- **Entries**
######

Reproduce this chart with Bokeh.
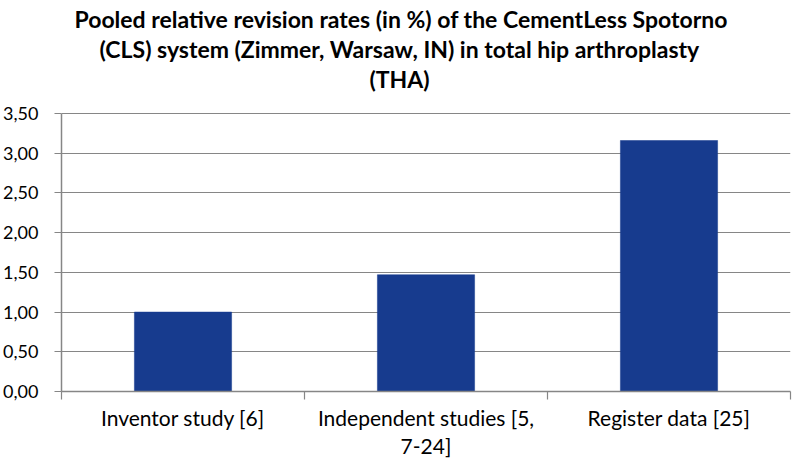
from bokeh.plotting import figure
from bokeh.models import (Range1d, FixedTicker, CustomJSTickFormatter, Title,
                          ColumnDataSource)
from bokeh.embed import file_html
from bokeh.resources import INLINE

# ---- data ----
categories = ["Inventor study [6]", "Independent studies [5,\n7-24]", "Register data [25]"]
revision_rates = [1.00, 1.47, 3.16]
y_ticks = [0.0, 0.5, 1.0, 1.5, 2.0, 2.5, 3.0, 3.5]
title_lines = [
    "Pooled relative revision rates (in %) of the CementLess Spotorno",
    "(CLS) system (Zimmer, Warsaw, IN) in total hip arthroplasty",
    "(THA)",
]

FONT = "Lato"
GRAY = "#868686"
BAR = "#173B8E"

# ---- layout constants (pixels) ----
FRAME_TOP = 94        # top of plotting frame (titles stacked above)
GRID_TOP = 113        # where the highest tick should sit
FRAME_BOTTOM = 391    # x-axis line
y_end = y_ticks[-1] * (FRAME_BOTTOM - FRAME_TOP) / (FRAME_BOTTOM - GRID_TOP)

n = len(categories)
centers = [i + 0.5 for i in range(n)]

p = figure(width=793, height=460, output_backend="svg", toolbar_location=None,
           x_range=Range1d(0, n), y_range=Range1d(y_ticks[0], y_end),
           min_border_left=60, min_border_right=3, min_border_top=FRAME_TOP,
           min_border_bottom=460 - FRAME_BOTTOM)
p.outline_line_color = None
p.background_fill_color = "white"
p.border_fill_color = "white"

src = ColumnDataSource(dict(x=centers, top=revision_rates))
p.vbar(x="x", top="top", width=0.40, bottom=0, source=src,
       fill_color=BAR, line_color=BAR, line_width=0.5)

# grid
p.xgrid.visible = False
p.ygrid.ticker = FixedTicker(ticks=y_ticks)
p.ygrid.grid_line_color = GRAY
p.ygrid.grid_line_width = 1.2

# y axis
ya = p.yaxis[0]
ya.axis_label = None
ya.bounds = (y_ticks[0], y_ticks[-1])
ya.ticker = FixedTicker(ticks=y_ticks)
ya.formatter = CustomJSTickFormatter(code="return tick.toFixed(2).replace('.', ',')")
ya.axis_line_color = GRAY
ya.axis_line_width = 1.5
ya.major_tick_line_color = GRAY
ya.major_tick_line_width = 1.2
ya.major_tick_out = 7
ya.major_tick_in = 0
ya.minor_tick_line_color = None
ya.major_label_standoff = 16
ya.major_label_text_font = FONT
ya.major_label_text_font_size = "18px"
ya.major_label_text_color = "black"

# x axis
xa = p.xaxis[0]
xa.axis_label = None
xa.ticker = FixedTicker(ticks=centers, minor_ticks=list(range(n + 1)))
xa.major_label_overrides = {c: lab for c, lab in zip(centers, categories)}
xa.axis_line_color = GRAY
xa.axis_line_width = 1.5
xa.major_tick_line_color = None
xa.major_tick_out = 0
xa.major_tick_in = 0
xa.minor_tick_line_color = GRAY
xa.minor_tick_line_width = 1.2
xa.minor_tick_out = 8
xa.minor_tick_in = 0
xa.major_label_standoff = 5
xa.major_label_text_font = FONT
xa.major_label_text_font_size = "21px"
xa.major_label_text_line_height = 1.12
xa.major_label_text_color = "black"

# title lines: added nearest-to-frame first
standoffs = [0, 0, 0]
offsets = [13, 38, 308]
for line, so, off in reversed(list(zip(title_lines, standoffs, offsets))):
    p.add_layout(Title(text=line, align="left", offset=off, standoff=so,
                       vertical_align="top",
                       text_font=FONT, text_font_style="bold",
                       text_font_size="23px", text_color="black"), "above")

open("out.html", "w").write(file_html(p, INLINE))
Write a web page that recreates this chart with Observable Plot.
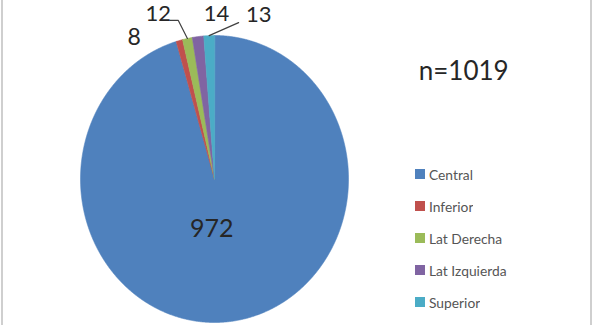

######

- **Task goal**
Copy the records above exactly, omitting every picture.

- **Reply**
Reproduce this chart with Bokeh.
from bokeh.plotting import figure
from bokeh.models import (Range1d, FixedTicker, CustomJSTickFormatter, Title,
                          ColumnDataSource)
from bokeh.embed import file_html
from bokeh.resources import INLINE

# ---- data ----
categories = ["Inventor study [6]", "Independent studies [5,\n7-24]", "Register data [25]"]
revision_rates = [1.00, 1.47, 3.16]
y_ticks = [0.0, 0.5, 1.0, 1.5, 2.0, 2.5, 3.0, 3.5]
title_lines = [
    "Pooled relative revision rates (in %) of the CementLess Spotorno",
    "(CLS) system (Zimmer, Warsaw, IN) in total hip arthroplasty",
    "(THA)",
]

FONT = "Lato"
GRAY = "#868686"
BAR = "#173B8E"

# ---- layout constants (pixels) ----
FRAME_TOP = 94        # top of plotting frame (titles stacked above)
GRID_TOP = 113        # where the highest tick should sit
FRAME_BOTTOM = 391    # x-axis line
y_end = y_ticks[-1] * (FRAME_BOTTOM - FRAME_TOP) / (FRAME_BOTTOM - GRID_TOP)

n = len(categories)
centers = [i + 0.5 for i in range(n)]

p = figure(width=793, height=460, output_backend="svg", toolbar_location=None,
           x_range=Range1d(0, n), y_range=Range1d(y_ticks[0], y_end),
           min_border_left=60, min_border_right=3, min_border_top=FRAME_TOP,
           min_border_bottom=460 - FRAME_BOTTOM)
p.outline_line_color = None
p.background_fill_color = "white"
p.border_fill_color = "white"

src = ColumnDataSource(dict(x=centers, top=revision_rates))
p.vbar(x="x", top="top", width=0.40, bottom=0, source=src,
       fill_color=BAR, line_color=BAR, line_width=0.5)

# grid
p.xgrid.visible = False
p.ygrid.ticker = FixedTicker(ticks=y_ticks)
p.ygrid.grid_line_color = GRAY
p.ygrid.grid_line_width = 1.2

# y axis
ya = p.yaxis[0]
ya.axis_label = None
ya.bounds = (y_ticks[0], y_ticks[-1])
ya.ticker = FixedTicker(ticks=y_ticks)
ya.formatter = CustomJSTickFormatter(code="return tick.toFixed(2).replace('.', ',')")
ya.axis_line_color = GRAY
ya.axis_line_width = 1.5
ya.major_tick_line_color = GRAY
ya.major_tick_line_width = 1.2
ya.major_tick_out = 7
ya.major_tick_in = 0
ya.minor_tick_line_color = None
ya.major_label_standoff = 16
ya.major_label_text_font = FONT
ya.major_label_text_font_size = "18px"
ya.major_label_text_color = "black"

# x axis
xa = p.xaxis[0]
xa.axis_label = None
xa.ticker = FixedTicker(ticks=centers, minor_ticks=list(range(n + 1)))
xa.major_label_overrides = {c: lab for c, lab in zip(centers, categories)}
xa.axis_line_color = GRAY
xa.axis_line_width = 1.5
xa.major_tick_line_color = None
xa.major_tick_out = 0
xa.major_tick_in = 0
xa.minor_tick_line_color = GRAY
xa.minor_tick_line_width = 1.2
xa.minor_tick_out = 8
xa.minor_tick_in = 0
xa.major_label_standoff = 5
xa.major_label_text_font = FONT
xa.major_label_text_font_size = "21px"
xa.major_label_text_line_height = 1.12
xa.major_label_text_color = "black"

# title lines: added nearest-to-frame first
standoffs = [0, 0, 0]
offsets = [13, 38, 308]
for line, so, off in reversed(list(zip(title_lines, standoffs, offsets))):
    p.add_layout(Title(text=line, align="left", offset=off, standoff=so,
                       vertical_align="top",
                       text_font=FONT, text_font_style="bold",
                       text_font_size="23px", text_color="black"), "above")

open("out.html", "w").write(file_html(p, INLINE))
Write a web page that recreates this chart with Observable Plot.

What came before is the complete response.